At 6/1/2012 10:32 PM, Arnold Zwicky wrote:
>On Jun 1, 2012, at 7:20 PM, Larry Horn wrote:
> >
> > According to Bobby Ojeda, announcer and himself former New York
> Mets pitcher, on the Mets' post-game show tonight, that's the
> legacy of tonight's game, after Johan Santana completed the first
> no-hitter in the 50-year history of the Mets.  Nothing infamous (in
> the traditional sense) about the game or the day; it's just a
> bleaching, like that of "notorious" = 'famous', facilitated of
> course by the FDR tag line for Pearl Harbor, but unlike Bobby O.,
> Roosevelt really *meant* it back in Dec. '41.
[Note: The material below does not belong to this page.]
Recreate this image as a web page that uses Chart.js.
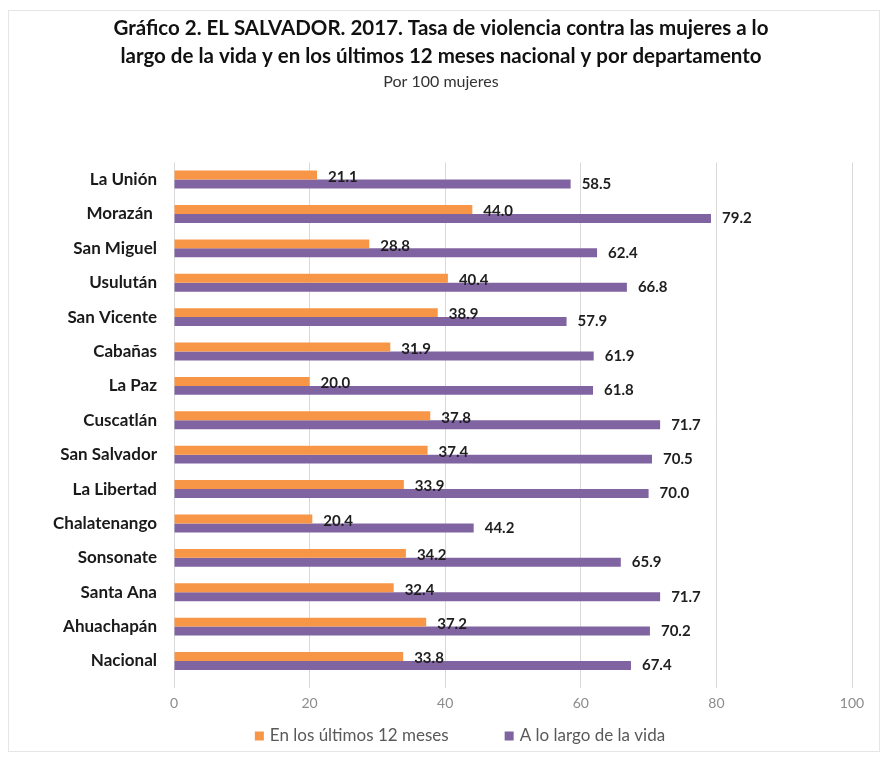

>of course, the original is "a day which will live in infamy".  that
>was before CMOS got to it.

1)  Of course, the original is "a *date* which will live in
infamy."  (And Roosevelt was correct to use "which".  But that's
another story.)

2)  Larry heard it, I didn't.  But was Oejda thinking of the hit that
landed on the foul line (a tennis umpire would have run down from his
chair to point to the ball mark) but was called foul, thus allowing
the no-hitter to continue?  That would make it an "infamous" no-hitter.